* **Instructions to follow**
Please output every line of the material as it stands, without the pictures.

* **Data lines**
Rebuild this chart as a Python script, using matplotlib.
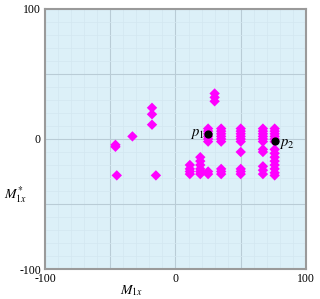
import numpy as np
import matplotlib
matplotlib.use('Agg')
from matplotlib import pyplot as plt

# scatter columns (x position -> list of y values)
col_x = [25, 35, 50, 67, 76, 30, 11, 19]
col_y = [
    [8, 6, 4, 2, 0, -2, -25, -27],
    [8, 6, 4, 2, 0, -2, -23, -25, -27],
    [8, 6, 4, 2, 0, -2, -10, -23, -25, -27],
    [8, 6, 4, 2, 0, -2, -8, -10, -21, -24, -27],
    [8, 6, 4, 2, 0, -2, -8, -11, -14, -17, -20, -23, -26, -28],
    [35, 32, 29],
    [-20, -23, -25, -27],
    [-14, -17, -20, -23, -25, -27],
]
# isolated points
lone_x = [-46, -46, -45, -33, -18, -18, -18, -15]
lone_y = [-4.5, -6, -28, 2, 24, 19, 11, -28]
# labelled points
p_x = [25, 76]
p_y = [4, -1.5]
p_names = ['$p_1$', '$p_2$']

xs = []
ys = []
for cx, cy in zip(col_x, col_y):
    xs += [cx] * len(cy)
    ys += cy
xs += lone_x
ys += lone_y

plt.rcParams['font.family'] = ['Liberation Serif', 'DejaVu Serif']
plt.rcParams['mathtext.fontset'] = 'stix'

fig = plt.figure(figsize=(3.2, 2.99), dpi=100)
ax = fig.add_axes([0.1406, 0.1003, 0.8156, 0.8697])
ax.set_facecolor('#dcf0f8')
ax.set_xlim(-100, 100)
ax.set_ylim(-100, 100)

ax.set_xticks([-100, -50, 0, 50, 100])
ax.set_yticks([-100, -50, 0, 50, 100])
ax.set_xticks(np.arange(-100, 101, 10), minor=True)
ax.set_yticks(np.arange(-100, 101, 10), minor=True)
ax.grid(which='major', color='#b9ccd6', lw=0.8)
ax.grid(which='minor', color='#d3e7f0', lw=0.5)
ax.set_axisbelow(True)
ax.set_xticklabels(['-100', '', '0', '', '100'])
ax.set_yticklabels(['-100', '', '0', '', '100'])
ax.tick_params(which='both', length=0, labelsize=8.5, pad=3)
for s in ax.spines.values():
    s.set_color('#9a9a9a')
    s.set_linewidth(1.5)

ax.scatter(xs, ys, marker='D', s=28, color='#ff00ff', edgecolors='none', zorder=3)
ax.scatter(p_x, p_y, marker='o', s=24, color='black', zorder=4)
ax.text(p_x[0] - 3, p_y[0], p_names[0], fontsize=10.5, ha='right', va='center')
ax.text(p_x[1] + 3, p_y[1] - 2, p_names[1], fontsize=10.5, ha='left', va='center')

fig.text(132 / 320, 1 - 291 / 299, '$M_{1x}$', fontsize=10, ha='center', va='center')
fig.text(16 / 320, 1 - 195 / 299, '$M_{1x}^{*}$', fontsize=10, ha='center', va='center')

fig.savefig('out.png', dpi=100)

* **Task output**
Rebuild this chart as a Python script, using matplotlib.
import numpy as np
import matplotlib
matplotlib.use('Agg')
from matplotlib import pyplot as plt

# scatter columns (x position -> list of y values)
col_x = [25, 35, 50, 67, 76, 30, 11, 19]
col_y = [
    [8, 6, 4, 2, 0, -2, -25, -27],
    [8, 6, 4, 2, 0, -2, -23, -25, -27],
    [8, 6, 4, 2, 0, -2, -10, -23, -25, -27],
    [8, 6, 4, 2, 0, -2, -8, -10, -21, -24, -27],
    [8, 6, 4, 2, 0, -2, -8, -11, -14, -17, -20, -23, -26, -28],
    [35, 32, 29],
    [-20, -23, -25, -27],
    [-14, -17, -20, -23, -25, -27],
]
# isolated points
lone_x = [-46, -46, -45, -33, -18, -18, -18, -15]
lone_y = [-4.5, -6, -28, 2, 24, 19, 11, -28]
# labelled points
p_x = [25, 76]
p_y = [4, -1.5]
p_names = ['$p_1$', '$p_2$']

xs = []
ys = []
for cx, cy in zip(col_x, col_y):
    xs += [cx] * len(cy)
    ys += cy
xs += lone_x
ys += lone_y

plt.rcParams['font.family'] = ['Liberation Serif', 'DejaVu Serif']
plt.rcParams['mathtext.fontset'] = 'stix'

fig = plt.figure(figsize=(3.2, 2.99), dpi=100)
ax = fig.add_axes([0.1406, 0.1003, 0.8156, 0.8697])
ax.set_facecolor('#dcf0f8')
ax.set_xlim(-100, 100)
ax.set_ylim(-100, 100)

ax.set_xticks([-100, -50, 0, 50, 100])
ax.set_yticks([-100, -50, 0, 50, 100])
ax.set_xticks(np.arange(-100, 101, 10), minor=True)
ax.set_yticks(np.arange(-100, 101, 10), minor=True)
ax.grid(which='major', color='#b9ccd6', lw=0.8)
ax.grid(which='minor', color='#d3e7f0', lw=0.5)
ax.set_axisbelow(True)
ax.set_xticklabels(['-100', '', '0', '', '100'])
ax.set_yticklabels(['-100', '', '0', '', '100'])
ax.tick_params(which='both', length=0, labelsize=8.5, pad=3)
for s in ax.spines.values():
    s.set_color('#9a9a9a')
    s.set_linewidth(1.5)

ax.scatter(xs, ys, marker='D', s=28, color='#ff00ff', edgecolors='none', zorder=3)
ax.scatter(p_x, p_y, marker='o', s=24, color='black', zorder=4)
ax.text(p_x[0] - 3, p_y[0], p_names[0], fontsize=10.5, ha='right', va='center')
ax.text(p_x[1] + 3, p_y[1] - 2, p_names[1], fontsize=10.5, ha='left', va='center')

fig.text(132 / 320, 1 - 291 / 299, '$M_{1x}$', fontsize=10, ha='center', va='center')
fig.text(16 / 320, 1 - 195 / 299, '$M_{1x}^{*}$', fontsize=10, ha='center', va='center')

fig.savefig('out.png', dpi=100)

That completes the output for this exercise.